2

New to this library (no more familiar with BeautifulSoup either, sadly), trying to do something very simple (search by inline style):

<td style="padding: 20px">blah blah </td>

I just want to select all tds where style="padding: 20px", but I can't seem to figure it out.
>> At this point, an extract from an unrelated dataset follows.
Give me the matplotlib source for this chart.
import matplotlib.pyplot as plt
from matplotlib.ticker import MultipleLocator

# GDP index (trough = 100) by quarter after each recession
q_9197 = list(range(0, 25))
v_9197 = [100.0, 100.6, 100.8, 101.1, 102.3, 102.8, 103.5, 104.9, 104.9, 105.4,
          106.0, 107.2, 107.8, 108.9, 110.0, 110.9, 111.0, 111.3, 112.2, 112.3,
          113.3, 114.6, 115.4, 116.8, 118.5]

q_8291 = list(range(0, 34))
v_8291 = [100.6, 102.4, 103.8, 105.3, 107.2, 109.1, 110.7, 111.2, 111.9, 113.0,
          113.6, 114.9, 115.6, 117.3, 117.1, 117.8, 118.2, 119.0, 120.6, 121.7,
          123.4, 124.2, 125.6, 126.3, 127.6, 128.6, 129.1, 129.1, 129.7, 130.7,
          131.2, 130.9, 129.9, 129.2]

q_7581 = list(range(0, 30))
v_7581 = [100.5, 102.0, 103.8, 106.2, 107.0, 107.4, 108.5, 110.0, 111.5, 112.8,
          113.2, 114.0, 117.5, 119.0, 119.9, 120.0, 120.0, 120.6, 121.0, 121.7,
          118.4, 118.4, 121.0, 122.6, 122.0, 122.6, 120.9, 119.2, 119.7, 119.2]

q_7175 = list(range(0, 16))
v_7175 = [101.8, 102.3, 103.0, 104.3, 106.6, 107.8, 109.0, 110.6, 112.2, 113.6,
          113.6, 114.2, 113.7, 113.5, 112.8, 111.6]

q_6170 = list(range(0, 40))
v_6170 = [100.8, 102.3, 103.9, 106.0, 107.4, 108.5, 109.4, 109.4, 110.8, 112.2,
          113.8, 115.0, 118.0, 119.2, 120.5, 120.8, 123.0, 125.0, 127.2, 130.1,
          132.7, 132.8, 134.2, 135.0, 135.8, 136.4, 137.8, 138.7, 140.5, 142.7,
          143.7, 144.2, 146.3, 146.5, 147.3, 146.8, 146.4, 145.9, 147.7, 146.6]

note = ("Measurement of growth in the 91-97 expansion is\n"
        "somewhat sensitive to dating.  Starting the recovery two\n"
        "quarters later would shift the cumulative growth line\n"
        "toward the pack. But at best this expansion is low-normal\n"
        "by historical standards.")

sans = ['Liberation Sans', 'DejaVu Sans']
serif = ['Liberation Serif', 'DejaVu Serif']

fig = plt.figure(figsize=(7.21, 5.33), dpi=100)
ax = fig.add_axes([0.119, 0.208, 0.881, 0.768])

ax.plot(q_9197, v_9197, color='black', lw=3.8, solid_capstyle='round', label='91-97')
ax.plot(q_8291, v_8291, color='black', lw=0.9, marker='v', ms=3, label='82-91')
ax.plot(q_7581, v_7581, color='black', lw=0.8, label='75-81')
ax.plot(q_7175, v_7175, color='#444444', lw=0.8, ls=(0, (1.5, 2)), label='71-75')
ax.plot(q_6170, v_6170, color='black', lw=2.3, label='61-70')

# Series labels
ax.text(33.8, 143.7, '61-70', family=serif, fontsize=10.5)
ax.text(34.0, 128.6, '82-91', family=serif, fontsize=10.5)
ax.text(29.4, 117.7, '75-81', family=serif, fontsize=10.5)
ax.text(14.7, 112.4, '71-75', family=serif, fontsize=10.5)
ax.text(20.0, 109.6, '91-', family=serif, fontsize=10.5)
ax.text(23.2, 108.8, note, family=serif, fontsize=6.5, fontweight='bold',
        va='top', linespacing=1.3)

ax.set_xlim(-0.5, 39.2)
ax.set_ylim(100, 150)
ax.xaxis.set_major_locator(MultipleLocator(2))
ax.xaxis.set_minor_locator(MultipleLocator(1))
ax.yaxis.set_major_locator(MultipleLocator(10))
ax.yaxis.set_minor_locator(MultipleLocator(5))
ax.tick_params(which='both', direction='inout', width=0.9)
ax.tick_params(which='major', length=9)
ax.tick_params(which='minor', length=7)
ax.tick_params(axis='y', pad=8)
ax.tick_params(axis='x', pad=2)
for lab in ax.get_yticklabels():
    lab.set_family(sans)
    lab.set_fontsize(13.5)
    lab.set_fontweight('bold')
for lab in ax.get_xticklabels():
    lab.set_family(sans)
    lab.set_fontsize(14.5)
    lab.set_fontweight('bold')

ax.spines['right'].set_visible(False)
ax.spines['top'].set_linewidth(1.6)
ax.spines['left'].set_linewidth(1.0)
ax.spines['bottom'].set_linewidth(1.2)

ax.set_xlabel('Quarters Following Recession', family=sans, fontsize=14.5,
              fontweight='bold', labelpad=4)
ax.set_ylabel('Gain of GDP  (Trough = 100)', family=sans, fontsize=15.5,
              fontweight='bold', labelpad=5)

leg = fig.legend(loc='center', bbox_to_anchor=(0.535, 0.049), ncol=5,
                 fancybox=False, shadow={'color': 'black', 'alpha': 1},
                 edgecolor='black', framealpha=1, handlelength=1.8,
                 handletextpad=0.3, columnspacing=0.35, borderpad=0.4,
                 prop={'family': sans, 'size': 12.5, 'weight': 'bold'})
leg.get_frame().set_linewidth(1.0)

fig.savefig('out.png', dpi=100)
All the examples show how to select td, such as:

for col in page.cssselect('td'):

but that doesn't help me much.

ropa
  • 23
  • 3

3 Answers3

4

Well, there's a better way: XPath.

import lxml.html
data = """<td style="padding: 20px">blah blah </td>
<td style="padding: 21px">bow bow</td>
<td style="padding: 20px">buh buh</td>
"""
doc = lxml.html.document_fromstring(data)
for col in doc.xpath("//td[@style='padding: 20px']"):
    print col.text

That is neater and also faster.

nosklo
  • 217,122
  • 57
  • 293
  • 297
3

If you prefer to use CSS selectors:

import lxml.html
data = """<td style="padding: 20px">blah blah </td>
<td style="padding: 21px">bow bow</td>
<td style="padding: 20px">buh buh</td>
"""
doc = lxml.html.document_fromstring(data)
for td in doc.cssselect('td[style="padding: 20px"]'):
   print td.text
Ruslan Spivak
  • 1,700
  • 1
  • 11
  • 5
2

Note that both Ruslan Spivak and nosklo have given better answers below.


import lxml.html
data = """<td style="padding: 20px">blah blah </td>
<td style="padding: 21px">bow bow</td>
<td style="padding: 20px">buh buh</td>
"""
doc = lxml.html.document_fromstring(data)
for col in doc.cssselect('td'):
    style = col.attrib['style']
    if style=='padding: 20px':
        print(col.text.strip())

prints

blah blah
buh buh

and manages to skip bow bow.

Community
  • 1
  • 1
unutbu
  • 842,883
  • 184
  • 1,785
  • 1,677
  • Thanks! Now all I need is for lxml to actually install on a windows machine, and I'm golden! – ropa Apr 12 '10 at 02:45
  • Why `document_fromstring` not just `fromstring`? – nn0p Aug 25 '15 at 04:26
  • 1
    @nn0p: `document_fromstring` returns a `HtmlElement` which begins with ``, `fromstring` returns a `HtmlElement` which begins with `
    `. In this case it does not matter.
    – unutbu Aug 25 '15 at 10:31